## INSTRUCTIONS FOR THE TASK
What number of lines contain the word "this"? Reply with the number and nothing else.

===============

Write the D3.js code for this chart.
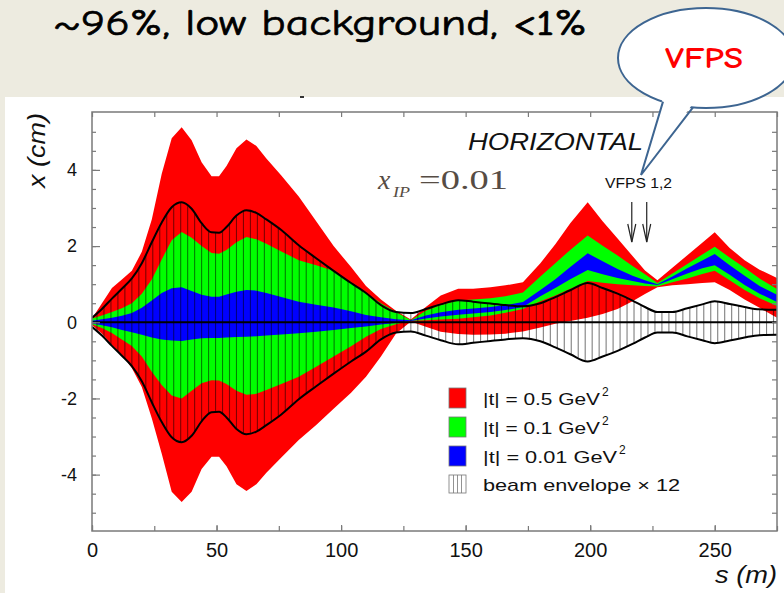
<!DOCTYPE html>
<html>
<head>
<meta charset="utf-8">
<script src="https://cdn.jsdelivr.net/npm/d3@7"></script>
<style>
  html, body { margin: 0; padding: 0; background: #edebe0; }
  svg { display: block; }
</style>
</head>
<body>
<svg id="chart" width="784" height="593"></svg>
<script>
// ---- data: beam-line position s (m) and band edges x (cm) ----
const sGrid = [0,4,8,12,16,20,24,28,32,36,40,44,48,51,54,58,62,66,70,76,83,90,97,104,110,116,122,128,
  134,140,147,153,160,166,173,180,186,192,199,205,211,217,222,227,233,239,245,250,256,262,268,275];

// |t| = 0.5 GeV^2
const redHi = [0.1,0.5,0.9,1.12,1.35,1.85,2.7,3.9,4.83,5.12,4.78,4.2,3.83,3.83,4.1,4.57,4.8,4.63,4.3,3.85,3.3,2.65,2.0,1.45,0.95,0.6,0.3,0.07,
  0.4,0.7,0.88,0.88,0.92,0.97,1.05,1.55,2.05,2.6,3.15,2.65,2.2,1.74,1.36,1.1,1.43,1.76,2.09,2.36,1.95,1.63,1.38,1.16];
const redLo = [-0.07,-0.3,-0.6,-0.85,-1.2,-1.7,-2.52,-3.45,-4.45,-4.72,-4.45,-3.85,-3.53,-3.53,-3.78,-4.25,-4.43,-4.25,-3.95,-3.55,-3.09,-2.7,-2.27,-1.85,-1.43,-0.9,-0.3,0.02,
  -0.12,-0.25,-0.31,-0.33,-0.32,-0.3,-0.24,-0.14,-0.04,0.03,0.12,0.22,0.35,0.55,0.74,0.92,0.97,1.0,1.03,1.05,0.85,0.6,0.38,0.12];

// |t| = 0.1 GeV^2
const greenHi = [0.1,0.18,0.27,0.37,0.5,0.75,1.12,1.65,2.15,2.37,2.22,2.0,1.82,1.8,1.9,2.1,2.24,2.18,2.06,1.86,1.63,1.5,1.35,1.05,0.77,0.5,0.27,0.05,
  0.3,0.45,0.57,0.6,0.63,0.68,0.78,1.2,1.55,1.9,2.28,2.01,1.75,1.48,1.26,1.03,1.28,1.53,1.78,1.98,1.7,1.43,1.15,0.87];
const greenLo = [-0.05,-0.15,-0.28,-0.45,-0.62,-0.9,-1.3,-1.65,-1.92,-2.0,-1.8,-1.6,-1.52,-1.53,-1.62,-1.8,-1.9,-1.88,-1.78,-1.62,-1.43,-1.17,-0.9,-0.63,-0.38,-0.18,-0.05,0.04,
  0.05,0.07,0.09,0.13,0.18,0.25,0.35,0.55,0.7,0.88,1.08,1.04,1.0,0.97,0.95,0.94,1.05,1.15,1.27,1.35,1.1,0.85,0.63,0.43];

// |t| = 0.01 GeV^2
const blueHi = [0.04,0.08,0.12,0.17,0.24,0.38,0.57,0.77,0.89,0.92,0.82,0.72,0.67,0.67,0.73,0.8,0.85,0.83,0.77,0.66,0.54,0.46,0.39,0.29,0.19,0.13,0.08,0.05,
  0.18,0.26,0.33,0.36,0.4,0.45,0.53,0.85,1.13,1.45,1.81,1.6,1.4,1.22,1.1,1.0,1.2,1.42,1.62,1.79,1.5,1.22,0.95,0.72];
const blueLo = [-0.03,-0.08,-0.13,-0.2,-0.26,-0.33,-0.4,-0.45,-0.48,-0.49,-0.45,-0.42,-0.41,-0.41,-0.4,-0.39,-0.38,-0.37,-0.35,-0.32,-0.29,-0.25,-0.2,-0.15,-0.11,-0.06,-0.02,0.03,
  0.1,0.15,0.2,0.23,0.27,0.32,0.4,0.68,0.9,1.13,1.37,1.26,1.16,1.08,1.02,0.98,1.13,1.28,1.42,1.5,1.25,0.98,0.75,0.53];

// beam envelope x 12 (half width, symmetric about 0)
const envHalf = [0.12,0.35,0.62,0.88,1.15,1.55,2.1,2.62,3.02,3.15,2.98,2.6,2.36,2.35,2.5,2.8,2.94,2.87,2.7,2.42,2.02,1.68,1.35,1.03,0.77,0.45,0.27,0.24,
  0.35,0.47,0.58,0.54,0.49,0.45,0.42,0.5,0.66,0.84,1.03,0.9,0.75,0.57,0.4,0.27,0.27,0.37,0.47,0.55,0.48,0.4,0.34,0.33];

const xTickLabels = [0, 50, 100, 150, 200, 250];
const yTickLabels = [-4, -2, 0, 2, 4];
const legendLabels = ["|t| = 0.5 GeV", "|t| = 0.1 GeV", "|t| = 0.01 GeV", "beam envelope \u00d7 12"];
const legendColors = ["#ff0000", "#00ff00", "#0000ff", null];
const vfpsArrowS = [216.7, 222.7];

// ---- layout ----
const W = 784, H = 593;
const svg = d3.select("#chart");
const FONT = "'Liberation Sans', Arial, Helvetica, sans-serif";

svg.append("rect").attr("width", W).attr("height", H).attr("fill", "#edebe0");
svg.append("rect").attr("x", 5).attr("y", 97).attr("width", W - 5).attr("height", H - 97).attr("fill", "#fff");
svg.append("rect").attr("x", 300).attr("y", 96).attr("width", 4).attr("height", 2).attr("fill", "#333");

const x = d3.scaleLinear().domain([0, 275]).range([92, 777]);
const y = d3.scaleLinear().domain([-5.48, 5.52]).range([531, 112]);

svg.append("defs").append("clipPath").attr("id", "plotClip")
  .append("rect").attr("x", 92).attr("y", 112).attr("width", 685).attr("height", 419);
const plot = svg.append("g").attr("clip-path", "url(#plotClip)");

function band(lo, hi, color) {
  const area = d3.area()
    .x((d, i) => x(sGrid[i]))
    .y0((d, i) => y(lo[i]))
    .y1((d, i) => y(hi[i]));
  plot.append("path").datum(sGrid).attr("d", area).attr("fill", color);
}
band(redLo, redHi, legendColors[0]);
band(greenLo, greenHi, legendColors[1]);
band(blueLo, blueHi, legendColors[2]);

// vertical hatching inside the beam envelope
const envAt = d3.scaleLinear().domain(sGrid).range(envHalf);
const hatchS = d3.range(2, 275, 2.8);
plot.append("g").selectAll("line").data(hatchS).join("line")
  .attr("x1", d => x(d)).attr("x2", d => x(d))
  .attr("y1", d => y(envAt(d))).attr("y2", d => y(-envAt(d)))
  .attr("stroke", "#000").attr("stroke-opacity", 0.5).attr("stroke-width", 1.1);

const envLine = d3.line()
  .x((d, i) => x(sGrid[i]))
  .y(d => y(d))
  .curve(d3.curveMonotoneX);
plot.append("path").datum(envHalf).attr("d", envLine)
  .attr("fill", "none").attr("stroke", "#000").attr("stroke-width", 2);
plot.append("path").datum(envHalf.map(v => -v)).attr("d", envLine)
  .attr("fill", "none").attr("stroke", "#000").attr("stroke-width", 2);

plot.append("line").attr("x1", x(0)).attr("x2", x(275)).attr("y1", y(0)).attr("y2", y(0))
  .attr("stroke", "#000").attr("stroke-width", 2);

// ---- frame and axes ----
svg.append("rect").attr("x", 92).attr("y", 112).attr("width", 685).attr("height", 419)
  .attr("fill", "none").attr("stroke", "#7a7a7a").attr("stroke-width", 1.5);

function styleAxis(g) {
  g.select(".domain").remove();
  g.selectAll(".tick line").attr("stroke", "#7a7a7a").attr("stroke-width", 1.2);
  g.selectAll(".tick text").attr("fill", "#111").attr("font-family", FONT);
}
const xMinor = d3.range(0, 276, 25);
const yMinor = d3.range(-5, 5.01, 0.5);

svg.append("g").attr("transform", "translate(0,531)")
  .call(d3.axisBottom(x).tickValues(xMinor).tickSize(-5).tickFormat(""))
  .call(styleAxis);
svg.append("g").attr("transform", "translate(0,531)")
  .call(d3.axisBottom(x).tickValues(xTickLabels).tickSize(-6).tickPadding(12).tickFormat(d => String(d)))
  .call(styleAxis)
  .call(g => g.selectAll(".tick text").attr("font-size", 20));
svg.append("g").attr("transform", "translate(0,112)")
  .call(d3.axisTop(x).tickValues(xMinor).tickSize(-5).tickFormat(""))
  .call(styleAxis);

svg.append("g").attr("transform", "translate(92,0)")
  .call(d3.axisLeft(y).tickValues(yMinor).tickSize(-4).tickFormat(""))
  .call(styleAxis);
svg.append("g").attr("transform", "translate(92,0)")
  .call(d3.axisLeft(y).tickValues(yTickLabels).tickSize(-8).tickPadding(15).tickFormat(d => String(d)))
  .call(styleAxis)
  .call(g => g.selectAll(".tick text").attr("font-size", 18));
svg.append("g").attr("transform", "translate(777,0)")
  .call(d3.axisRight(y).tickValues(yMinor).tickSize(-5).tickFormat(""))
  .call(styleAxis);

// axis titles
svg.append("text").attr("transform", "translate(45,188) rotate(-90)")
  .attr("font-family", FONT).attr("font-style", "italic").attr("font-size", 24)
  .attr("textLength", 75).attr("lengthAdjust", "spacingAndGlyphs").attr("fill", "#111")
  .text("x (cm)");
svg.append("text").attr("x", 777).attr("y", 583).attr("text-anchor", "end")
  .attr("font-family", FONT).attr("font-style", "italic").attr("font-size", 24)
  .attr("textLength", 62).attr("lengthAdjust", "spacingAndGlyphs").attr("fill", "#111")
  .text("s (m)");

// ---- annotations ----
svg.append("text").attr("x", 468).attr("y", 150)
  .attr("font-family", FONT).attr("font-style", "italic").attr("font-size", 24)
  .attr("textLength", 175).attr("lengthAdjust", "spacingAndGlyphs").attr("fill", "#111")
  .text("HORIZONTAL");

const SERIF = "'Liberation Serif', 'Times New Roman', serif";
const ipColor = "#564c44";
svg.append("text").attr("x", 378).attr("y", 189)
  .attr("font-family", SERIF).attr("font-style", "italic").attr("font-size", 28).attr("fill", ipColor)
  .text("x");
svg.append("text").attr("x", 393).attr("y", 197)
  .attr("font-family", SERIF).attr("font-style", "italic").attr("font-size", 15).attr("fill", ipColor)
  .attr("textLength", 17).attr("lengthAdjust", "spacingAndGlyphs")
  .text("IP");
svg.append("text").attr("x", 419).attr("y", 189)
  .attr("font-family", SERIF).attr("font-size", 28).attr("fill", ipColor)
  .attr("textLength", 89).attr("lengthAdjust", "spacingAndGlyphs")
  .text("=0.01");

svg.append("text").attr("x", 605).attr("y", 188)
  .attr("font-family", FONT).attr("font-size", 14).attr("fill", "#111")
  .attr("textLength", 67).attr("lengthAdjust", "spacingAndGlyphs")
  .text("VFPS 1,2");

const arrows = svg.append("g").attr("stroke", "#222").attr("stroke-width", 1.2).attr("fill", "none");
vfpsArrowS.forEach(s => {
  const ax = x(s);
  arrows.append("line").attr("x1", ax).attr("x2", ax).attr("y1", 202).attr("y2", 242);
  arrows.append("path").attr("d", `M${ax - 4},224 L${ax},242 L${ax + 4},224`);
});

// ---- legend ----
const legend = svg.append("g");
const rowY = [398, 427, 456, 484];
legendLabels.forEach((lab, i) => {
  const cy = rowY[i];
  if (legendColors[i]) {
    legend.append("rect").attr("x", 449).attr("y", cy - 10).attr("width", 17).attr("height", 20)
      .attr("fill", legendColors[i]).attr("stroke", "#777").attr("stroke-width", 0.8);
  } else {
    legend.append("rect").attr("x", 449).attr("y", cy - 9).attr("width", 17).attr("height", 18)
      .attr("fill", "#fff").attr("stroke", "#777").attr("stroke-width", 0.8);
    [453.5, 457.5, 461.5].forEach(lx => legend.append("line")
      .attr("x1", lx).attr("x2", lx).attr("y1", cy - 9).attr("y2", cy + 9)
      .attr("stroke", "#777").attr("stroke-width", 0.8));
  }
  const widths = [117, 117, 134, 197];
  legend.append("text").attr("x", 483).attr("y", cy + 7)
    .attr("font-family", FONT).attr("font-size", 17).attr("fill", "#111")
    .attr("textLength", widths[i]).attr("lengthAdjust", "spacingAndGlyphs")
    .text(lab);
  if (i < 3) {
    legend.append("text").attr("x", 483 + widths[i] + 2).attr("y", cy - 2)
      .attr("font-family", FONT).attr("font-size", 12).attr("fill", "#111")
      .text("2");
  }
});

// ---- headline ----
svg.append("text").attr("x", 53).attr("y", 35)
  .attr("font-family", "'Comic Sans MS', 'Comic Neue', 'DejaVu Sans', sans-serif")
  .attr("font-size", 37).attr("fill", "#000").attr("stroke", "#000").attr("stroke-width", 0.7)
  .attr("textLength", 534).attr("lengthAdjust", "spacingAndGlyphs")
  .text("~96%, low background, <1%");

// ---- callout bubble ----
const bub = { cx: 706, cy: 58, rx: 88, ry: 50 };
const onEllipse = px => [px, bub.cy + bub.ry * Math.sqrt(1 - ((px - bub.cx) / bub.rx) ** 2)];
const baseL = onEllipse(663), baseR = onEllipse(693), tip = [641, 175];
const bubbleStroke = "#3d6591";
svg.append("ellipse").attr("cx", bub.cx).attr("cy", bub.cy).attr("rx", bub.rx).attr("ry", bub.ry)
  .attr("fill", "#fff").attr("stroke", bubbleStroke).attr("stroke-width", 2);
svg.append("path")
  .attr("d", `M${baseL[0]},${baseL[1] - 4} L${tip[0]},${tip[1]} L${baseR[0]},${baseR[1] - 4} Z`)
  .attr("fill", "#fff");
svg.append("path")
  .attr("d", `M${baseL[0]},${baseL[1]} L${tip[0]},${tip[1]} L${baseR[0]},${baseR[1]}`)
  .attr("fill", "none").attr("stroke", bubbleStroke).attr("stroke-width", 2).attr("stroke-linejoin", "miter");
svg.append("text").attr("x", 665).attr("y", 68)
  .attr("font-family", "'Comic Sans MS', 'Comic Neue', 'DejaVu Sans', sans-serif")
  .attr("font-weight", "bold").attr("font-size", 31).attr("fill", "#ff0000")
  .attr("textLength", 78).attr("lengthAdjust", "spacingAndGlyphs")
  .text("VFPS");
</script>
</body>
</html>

===============

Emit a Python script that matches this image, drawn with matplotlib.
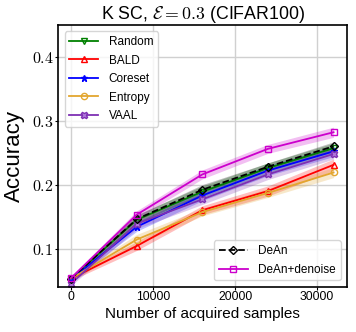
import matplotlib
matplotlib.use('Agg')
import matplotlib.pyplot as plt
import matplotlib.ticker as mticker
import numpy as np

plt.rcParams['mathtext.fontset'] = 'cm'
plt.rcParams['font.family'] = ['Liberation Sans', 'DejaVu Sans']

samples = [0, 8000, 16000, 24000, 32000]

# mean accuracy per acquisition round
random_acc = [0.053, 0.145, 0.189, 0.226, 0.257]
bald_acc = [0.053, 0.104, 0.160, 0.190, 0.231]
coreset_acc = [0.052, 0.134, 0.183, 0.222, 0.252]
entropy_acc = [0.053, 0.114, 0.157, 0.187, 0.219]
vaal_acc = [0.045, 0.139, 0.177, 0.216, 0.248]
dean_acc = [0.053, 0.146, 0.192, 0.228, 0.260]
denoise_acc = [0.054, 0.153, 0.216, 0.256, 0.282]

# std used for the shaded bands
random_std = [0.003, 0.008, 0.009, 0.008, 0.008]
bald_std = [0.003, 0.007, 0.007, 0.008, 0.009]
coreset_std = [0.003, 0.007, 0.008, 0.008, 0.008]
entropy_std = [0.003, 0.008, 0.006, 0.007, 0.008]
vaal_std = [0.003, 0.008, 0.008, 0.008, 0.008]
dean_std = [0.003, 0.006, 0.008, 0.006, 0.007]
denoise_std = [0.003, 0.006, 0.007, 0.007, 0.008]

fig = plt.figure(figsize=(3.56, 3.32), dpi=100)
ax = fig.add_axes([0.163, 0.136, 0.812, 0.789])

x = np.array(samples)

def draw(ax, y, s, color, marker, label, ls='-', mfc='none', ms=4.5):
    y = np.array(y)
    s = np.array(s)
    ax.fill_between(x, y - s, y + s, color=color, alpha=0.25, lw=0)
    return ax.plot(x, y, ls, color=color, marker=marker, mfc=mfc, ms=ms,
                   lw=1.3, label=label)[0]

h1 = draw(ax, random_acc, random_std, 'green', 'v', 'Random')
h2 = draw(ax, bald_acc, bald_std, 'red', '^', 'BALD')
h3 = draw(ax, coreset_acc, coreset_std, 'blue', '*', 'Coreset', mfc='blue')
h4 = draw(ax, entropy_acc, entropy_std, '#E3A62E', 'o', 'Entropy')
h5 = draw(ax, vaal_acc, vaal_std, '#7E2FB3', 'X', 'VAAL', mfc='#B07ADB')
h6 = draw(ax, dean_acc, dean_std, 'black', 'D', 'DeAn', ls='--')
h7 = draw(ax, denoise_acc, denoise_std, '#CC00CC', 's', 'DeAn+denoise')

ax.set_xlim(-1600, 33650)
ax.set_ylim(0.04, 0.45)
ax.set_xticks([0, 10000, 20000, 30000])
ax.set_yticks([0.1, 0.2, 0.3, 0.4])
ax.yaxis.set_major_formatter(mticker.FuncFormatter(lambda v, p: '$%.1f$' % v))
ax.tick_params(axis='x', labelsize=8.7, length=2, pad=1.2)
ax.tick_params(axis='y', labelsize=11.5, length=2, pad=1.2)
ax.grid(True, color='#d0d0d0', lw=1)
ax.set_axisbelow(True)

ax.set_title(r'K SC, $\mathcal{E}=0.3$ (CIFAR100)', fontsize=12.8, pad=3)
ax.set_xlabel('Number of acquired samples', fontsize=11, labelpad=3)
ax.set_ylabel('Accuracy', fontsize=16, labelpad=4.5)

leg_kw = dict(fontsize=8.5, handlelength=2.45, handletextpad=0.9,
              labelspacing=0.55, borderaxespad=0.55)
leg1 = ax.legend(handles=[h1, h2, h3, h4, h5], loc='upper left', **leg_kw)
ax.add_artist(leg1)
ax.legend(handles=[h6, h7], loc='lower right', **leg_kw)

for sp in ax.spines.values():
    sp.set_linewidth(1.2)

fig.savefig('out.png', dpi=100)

===============

## EXERCISE SOLUTION
2